* [Source data]
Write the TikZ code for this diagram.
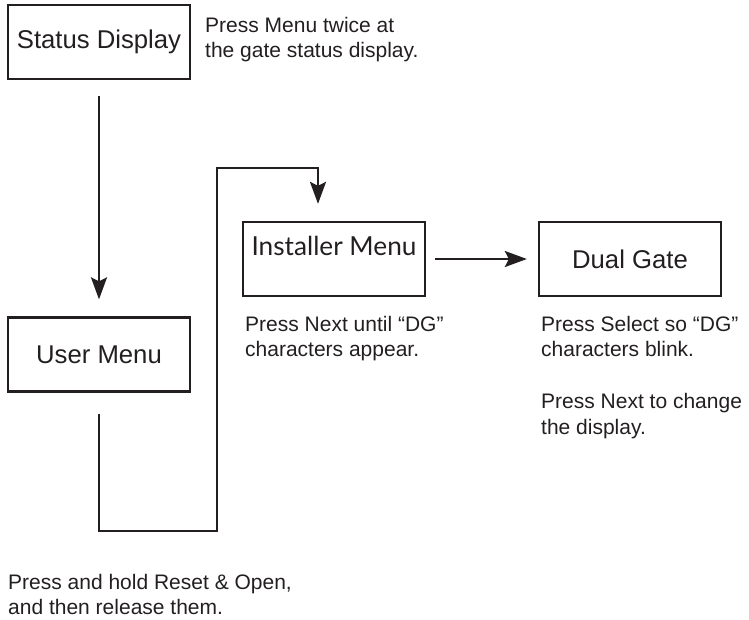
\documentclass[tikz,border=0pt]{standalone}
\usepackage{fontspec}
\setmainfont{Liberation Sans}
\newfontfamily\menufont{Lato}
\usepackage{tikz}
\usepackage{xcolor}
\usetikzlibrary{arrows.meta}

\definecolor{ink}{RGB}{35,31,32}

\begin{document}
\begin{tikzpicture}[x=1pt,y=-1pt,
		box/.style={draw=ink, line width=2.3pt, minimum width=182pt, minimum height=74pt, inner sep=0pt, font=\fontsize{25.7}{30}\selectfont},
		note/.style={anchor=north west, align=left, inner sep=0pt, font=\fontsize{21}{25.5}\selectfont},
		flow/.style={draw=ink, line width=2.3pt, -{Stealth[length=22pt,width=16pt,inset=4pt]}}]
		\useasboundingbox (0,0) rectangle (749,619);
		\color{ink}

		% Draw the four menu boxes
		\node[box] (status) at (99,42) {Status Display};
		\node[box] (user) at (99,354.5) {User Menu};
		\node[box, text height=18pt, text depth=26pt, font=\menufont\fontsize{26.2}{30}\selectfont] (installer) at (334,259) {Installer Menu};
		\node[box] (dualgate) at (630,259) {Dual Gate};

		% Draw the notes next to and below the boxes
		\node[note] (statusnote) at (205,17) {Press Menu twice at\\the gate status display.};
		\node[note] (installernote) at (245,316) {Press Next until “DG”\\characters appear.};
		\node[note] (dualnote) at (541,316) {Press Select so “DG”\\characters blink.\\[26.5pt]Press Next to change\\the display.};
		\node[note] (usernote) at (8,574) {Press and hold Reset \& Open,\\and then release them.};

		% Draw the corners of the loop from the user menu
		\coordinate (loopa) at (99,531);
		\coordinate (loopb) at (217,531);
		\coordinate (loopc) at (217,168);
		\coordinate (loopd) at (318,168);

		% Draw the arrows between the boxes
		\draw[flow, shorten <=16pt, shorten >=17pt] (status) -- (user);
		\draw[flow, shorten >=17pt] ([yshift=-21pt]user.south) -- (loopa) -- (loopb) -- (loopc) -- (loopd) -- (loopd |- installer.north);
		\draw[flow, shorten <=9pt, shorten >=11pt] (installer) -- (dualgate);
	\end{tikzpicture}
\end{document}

* [Problem] Write out the listing above again, exactly, but with no pictures in the copy.

* [Result below]
Write the TikZ code for this diagram.
\documentclass[tikz,border=0pt]{standalone}
\usepackage{fontspec}
\setmainfont{Liberation Sans}
\newfontfamily\menufont{Lato}
\usepackage{tikz}
\usepackage{xcolor}
\usetikzlibrary{arrows.meta}

\definecolor{ink}{RGB}{35,31,32}

\begin{document}
\begin{tikzpicture}[x=1pt,y=-1pt,
		box/.style={draw=ink, line width=2.3pt, minimum width=182pt, minimum height=74pt, inner sep=0pt, font=\fontsize{25.7}{30}\selectfont},
		note/.style={anchor=north west, align=left, inner sep=0pt, font=\fontsize{21}{25.5}\selectfont},
		flow/.style={draw=ink, line width=2.3pt, -{Stealth[length=22pt,width=16pt,inset=4pt]}}]
		\useasboundingbox (0,0) rectangle (749,619);
		\color{ink}

		% Draw the four menu boxes
		\node[box] (status) at (99,42) {Status Display};
		\node[box] (user) at (99,354.5) {User Menu};
		\node[box, text height=18pt, text depth=26pt, font=\menufont\fontsize{26.2}{30}\selectfont] (installer) at (334,259) {Installer Menu};
		\node[box] (dualgate) at (630,259) {Dual Gate};

		% Draw the notes next to and below the boxes
		\node[note] (statusnote) at (205,17) {Press Menu twice at\\the gate status display.};
		\node[note] (installernote) at (245,316) {Press Next until “DG”\\characters appear.};
		\node[note] (dualnote) at (541,316) {Press Select so “DG”\\characters blink.\\[26.5pt]Press Next to change\\the display.};
		\node[note] (usernote) at (8,574) {Press and hold Reset \& Open,\\and then release them.};

		% Draw the corners of the loop from the user menu
		\coordinate (loopa) at (99,531);
		\coordinate (loopb) at (217,531);
		\coordinate (loopc) at (217,168);
		\coordinate (loopd) at (318,168);

		% Draw the arrows between the boxes
		\draw[flow, shorten <=16pt, shorten >=17pt] (status) -- (user);
		\draw[flow, shorten >=17pt] ([yshift=-21pt]user.south) -- (loopa) -- (loopb) -- (loopc) -- (loopd) -- (loopd |- installer.north);
		\draw[flow, shorten <=9pt, shorten >=11pt] (installer) -- (dualgate);
	\end{tikzpicture}
\end{document}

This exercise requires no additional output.